Last week, Jimmy Wales, the co-founder of online encyclopedia Wikipedia, announced that if new proposals go ahead, less trusted or lesser known users would have to have their revisions to the website aproved before it appeared live. Currently, anybody can edit the internet’s biggest encyclopedia, but this may change to help protect the site from vandalism and bogus editing.

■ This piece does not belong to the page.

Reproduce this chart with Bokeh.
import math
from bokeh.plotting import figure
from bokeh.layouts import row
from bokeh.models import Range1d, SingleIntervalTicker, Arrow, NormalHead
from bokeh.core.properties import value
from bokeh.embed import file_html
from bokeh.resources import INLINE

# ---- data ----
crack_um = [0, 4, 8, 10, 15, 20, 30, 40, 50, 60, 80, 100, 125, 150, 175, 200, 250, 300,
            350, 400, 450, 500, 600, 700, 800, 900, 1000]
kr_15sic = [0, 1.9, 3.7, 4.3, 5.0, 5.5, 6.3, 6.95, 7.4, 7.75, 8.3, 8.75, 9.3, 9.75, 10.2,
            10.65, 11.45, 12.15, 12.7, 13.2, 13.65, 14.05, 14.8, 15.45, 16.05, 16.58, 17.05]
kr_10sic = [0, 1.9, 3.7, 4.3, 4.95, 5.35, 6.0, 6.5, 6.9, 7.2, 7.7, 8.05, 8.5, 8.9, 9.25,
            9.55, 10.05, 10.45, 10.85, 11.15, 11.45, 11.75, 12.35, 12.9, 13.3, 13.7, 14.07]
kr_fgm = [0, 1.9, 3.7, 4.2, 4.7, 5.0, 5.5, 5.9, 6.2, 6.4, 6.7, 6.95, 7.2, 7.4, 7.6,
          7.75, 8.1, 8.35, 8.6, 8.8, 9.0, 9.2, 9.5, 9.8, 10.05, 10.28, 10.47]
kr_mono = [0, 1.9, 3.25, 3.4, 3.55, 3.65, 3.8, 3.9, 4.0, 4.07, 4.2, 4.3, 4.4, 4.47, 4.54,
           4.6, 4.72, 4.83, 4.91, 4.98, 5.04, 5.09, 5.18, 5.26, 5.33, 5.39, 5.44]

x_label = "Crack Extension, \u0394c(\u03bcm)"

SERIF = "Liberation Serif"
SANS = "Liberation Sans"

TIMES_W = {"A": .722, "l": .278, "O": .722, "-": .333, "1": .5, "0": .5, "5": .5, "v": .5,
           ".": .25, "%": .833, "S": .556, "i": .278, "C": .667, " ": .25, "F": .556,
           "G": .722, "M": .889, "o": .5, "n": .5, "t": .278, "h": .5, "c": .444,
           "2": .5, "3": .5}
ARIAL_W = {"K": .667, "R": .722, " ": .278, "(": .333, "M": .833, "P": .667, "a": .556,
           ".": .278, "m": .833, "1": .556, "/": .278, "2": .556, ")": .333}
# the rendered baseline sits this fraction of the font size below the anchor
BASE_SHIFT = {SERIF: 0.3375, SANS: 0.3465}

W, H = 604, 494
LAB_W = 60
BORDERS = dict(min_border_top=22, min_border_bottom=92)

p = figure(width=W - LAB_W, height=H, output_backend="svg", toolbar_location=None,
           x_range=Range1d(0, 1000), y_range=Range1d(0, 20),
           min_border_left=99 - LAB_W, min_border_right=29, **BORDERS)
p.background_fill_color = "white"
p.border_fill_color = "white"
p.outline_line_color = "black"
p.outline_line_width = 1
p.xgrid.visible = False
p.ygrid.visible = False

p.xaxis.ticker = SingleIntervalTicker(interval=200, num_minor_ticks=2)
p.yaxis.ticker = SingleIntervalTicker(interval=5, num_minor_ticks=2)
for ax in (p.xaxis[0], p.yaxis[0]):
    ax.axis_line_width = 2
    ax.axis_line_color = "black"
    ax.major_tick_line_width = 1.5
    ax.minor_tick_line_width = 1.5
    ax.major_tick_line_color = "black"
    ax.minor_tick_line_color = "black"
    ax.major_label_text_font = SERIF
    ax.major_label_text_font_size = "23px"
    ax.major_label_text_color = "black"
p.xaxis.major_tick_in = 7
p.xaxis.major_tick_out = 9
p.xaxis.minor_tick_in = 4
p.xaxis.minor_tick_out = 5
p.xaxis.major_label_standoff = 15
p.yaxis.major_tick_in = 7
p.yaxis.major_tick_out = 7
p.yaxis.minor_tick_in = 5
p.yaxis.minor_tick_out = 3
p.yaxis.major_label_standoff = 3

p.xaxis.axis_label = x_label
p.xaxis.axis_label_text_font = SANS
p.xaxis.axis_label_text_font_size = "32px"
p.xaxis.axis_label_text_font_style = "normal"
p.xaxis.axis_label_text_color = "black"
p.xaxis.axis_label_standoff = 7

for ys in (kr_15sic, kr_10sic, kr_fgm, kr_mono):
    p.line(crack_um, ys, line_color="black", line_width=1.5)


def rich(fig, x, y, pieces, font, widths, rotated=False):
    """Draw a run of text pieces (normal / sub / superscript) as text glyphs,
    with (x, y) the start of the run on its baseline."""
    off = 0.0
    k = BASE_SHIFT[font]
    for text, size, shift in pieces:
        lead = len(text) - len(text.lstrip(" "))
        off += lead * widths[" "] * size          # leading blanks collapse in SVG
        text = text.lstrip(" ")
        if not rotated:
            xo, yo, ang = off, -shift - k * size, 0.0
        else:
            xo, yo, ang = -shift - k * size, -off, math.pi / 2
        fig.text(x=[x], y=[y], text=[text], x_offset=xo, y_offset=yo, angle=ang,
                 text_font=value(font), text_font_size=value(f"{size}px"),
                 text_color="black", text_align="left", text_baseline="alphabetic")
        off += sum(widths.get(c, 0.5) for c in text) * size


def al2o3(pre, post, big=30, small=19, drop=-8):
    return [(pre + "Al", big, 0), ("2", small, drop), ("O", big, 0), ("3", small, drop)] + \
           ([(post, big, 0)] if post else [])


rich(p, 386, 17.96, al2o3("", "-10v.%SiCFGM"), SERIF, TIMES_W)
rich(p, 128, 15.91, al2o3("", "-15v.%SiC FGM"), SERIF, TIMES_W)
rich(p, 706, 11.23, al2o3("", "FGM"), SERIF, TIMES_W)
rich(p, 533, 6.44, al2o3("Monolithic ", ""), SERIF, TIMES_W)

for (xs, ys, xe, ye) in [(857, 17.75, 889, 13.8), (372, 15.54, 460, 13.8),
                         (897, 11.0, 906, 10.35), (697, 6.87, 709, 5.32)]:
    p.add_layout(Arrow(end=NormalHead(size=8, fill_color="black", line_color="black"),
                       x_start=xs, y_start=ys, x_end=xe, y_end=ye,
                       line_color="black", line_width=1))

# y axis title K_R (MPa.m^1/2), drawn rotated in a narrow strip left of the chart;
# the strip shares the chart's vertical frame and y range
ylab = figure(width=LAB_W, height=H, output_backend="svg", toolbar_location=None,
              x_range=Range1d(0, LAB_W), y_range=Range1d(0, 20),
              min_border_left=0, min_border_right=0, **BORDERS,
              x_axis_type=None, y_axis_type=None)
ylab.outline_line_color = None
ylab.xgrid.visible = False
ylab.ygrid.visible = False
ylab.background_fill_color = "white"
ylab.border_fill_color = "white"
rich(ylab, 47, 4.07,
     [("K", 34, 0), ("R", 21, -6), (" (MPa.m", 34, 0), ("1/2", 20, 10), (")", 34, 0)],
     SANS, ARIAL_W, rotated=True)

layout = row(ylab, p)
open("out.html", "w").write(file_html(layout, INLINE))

One of the aspects that Wikipedia is very proud of is that anybody can edit any of the articles on the website with exception to a few high risk, complete or important articles. These new changes would mean that although well known users would have their content displayed as soon as it is updated, newer users will not. While it is a good move I believe to stop spam, I do think that the sites novelty will fade. Although everyone will still be able to edit the site, some people will have to put up with being constantly checked for spamming, and this may put people off and turn people away.

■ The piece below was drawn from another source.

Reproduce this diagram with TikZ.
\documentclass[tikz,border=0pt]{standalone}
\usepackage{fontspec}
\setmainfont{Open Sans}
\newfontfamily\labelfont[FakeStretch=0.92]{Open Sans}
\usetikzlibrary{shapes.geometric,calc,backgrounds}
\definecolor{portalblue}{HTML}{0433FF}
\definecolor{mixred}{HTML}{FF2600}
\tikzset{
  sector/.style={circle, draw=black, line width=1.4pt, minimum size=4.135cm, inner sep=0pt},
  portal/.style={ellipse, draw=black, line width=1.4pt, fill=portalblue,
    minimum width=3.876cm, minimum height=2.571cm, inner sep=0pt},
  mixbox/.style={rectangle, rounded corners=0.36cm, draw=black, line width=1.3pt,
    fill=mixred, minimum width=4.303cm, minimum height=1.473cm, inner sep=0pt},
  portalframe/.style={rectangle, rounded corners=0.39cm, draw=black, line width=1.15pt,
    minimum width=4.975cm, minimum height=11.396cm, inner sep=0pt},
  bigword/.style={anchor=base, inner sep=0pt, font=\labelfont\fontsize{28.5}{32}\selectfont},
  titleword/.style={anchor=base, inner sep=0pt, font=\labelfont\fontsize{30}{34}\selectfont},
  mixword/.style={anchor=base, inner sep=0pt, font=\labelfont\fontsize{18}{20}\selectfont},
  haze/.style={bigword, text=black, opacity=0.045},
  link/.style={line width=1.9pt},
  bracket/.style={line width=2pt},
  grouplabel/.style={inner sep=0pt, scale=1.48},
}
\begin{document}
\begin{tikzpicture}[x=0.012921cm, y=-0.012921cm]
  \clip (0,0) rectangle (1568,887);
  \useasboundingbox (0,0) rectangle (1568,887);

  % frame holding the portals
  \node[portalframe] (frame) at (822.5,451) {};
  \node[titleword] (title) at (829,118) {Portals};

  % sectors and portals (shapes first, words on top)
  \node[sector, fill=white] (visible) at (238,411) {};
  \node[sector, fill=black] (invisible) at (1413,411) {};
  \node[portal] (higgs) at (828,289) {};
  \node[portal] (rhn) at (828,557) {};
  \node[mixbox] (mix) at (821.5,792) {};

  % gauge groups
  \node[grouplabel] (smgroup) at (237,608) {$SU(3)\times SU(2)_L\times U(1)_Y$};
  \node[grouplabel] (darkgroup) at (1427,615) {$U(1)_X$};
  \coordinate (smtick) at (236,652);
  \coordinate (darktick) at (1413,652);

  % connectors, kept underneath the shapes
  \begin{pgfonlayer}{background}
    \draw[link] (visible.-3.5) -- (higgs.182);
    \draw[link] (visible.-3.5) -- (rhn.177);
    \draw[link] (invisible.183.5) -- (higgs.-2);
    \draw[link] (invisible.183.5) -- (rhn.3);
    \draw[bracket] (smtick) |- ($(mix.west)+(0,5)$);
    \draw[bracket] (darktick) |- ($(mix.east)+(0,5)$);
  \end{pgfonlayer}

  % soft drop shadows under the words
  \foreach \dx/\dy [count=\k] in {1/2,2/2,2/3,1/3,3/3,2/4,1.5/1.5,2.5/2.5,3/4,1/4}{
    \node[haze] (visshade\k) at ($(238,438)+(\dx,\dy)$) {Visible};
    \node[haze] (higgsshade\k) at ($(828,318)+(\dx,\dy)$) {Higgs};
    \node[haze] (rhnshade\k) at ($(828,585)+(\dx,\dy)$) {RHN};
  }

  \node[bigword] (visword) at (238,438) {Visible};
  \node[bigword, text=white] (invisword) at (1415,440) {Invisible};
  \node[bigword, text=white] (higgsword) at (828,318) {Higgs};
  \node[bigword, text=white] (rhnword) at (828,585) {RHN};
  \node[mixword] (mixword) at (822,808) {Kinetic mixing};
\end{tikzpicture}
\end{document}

It is said that around 60% of Wikipedia users will be up for trials of the proposals, named ‘Flagged Revisions’. After browsing, I found out that one user of Wikipedia reportdley said after Wales’ announcment: “Are you nuts? It took less than five minutes for the vandalism to be removed. Instead of being proud of your users you instead take it as an opportunity to push for flagged revisions.” This is an interesting point, because to be honest, even when vandalism is posted on the site, although it can be upsetting or give people the wrong idea, spammers tend to falsley edit highly visited pages. Therefore, within minutes, those serious users and contributors will put any edits right, and then Wikipedia will be able to retain its novelty.